Repeat every line of the listing below exactly, minus the pictures.

----

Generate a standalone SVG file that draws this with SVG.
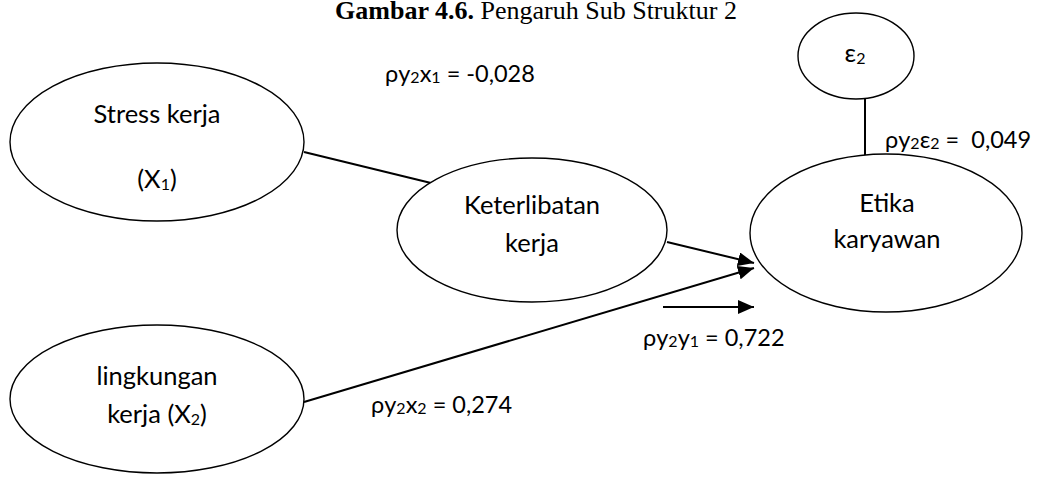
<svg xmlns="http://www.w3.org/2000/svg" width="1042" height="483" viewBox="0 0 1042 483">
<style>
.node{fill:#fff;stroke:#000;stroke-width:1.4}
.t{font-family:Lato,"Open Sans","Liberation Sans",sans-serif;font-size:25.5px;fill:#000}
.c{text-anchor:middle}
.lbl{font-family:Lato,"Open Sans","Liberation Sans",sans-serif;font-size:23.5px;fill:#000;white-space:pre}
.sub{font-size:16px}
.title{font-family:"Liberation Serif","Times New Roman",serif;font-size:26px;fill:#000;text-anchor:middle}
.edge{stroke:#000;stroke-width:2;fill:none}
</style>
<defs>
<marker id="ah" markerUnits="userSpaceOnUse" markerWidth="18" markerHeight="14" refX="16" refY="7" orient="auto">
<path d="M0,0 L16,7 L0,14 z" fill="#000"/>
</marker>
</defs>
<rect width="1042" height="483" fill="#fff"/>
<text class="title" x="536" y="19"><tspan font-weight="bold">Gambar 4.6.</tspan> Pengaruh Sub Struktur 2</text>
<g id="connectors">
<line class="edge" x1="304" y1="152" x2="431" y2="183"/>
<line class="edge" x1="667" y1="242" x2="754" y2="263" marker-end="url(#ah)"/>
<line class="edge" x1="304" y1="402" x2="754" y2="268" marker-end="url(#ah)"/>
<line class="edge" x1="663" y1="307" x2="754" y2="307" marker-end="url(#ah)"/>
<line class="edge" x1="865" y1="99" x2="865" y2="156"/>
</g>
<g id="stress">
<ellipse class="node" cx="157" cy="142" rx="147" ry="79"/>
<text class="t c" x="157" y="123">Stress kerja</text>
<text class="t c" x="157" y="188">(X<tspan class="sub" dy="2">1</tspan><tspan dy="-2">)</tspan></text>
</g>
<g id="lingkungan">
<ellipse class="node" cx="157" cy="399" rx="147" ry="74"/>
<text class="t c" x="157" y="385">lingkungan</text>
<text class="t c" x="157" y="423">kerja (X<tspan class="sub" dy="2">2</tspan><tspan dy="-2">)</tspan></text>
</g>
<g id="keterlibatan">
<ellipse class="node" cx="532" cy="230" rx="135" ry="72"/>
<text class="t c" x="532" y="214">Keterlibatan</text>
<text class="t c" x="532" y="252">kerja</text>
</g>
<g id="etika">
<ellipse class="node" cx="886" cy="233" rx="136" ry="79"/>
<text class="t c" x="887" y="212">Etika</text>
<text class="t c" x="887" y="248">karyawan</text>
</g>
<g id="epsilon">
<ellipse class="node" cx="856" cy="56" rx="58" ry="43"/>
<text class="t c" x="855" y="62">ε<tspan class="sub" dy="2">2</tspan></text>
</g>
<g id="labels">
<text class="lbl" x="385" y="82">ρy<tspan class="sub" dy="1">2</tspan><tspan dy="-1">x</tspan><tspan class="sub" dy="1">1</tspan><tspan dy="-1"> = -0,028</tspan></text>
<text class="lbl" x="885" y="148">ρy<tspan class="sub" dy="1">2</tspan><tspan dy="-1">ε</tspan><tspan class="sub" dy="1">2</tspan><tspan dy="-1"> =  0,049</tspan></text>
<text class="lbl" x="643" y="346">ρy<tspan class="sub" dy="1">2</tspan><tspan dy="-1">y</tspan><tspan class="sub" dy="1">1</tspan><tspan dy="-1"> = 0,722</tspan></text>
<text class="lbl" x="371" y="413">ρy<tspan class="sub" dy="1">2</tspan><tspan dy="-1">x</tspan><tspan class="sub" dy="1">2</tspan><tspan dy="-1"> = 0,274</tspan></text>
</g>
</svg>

----

→ COMPLETE ANSWER:
Generate a standalone SVG file that draws this with SVG.
<svg xmlns="http://www.w3.org/2000/svg" width="1042" height="483" viewBox="0 0 1042 483">
<style>
.node{fill:#fff;stroke:#000;stroke-width:1.4}
.t{font-family:Lato,"Open Sans","Liberation Sans",sans-serif;font-size:25.5px;fill:#000}
.c{text-anchor:middle}
.lbl{font-family:Lato,"Open Sans","Liberation Sans",sans-serif;font-size:23.5px;fill:#000;white-space:pre}
.sub{font-size:16px}
.title{font-family:"Liberation Serif","Times New Roman",serif;font-size:26px;fill:#000;text-anchor:middle}
.edge{stroke:#000;stroke-width:2;fill:none}
</style>
<defs>
<marker id="ah" markerUnits="userSpaceOnUse" markerWidth="18" markerHeight="14" refX="16" refY="7" orient="auto">
<path d="M0,0 L16,7 L0,14 z" fill="#000"/>
</marker>
</defs>
<rect width="1042" height="483" fill="#fff"/>
<text class="title" x="536" y="19"><tspan font-weight="bold">Gambar 4.6.</tspan> Pengaruh Sub Struktur 2</text>
<g id="connectors">
<line class="edge" x1="304" y1="152" x2="431" y2="183"/>
<line class="edge" x1="667" y1="242" x2="754" y2="263" marker-end="url(#ah)"/>
<line class="edge" x1="304" y1="402" x2="754" y2="268" marker-end="url(#ah)"/>
<line class="edge" x1="663" y1="307" x2="754" y2="307" marker-end="url(#ah)"/>
<line class="edge" x1="865" y1="99" x2="865" y2="156"/>
</g>
<g id="stress">
<ellipse class="node" cx="157" cy="142" rx="147" ry="79"/>
<text class="t c" x="157" y="123">Stress kerja</text>
<text class="t c" x="157" y="188">(X<tspan class="sub" dy="2">1</tspan><tspan dy="-2">)</tspan></text>
</g>
<g id="lingkungan">
<ellipse class="node" cx="157" cy="399" rx="147" ry="74"/>
<text class="t c" x="157" y="385">lingkungan</text>
<text class="t c" x="157" y="423">kerja (X<tspan class="sub" dy="2">2</tspan><tspan dy="-2">)</tspan></text>
</g>
<g id="keterlibatan">
<ellipse class="node" cx="532" cy="230" rx="135" ry="72"/>
<text class="t c" x="532" y="214">Keterlibatan</text>
<text class="t c" x="532" y="252">kerja</text>
</g>
<g id="etika">
<ellipse class="node" cx="886" cy="233" rx="136" ry="79"/>
<text class="t c" x="887" y="212">Etika</text>
<text class="t c" x="887" y="248">karyawan</text>
</g>
<g id="epsilon">
<ellipse class="node" cx="856" cy="56" rx="58" ry="43"/>
<text class="t c" x="855" y="62">ε<tspan class="sub" dy="2">2</tspan></text>
</g>
<g id="labels">
<text class="lbl" x="385" y="82">ρy<tspan class="sub" dy="1">2</tspan><tspan dy="-1">x</tspan><tspan class="sub" dy="1">1</tspan><tspan dy="-1"> = -0,028</tspan></text>
<text class="lbl" x="885" y="148">ρy<tspan class="sub" dy="1">2</tspan><tspan dy="-1">ε</tspan><tspan class="sub" dy="1">2</tspan><tspan dy="-1"> =  0,049</tspan></text>
<text class="lbl" x="643" y="346">ρy<tspan class="sub" dy="1">2</tspan><tspan dy="-1">y</tspan><tspan class="sub" dy="1">1</tspan><tspan dy="-1"> = 0,722</tspan></text>
<text class="lbl" x="371" y="413">ρy<tspan class="sub" dy="1">2</tspan><tspan dy="-1">x</tspan><tspan class="sub" dy="1">2</tspan><tspan dy="-1"> = 0,274</tspan></text>
</g>
</svg>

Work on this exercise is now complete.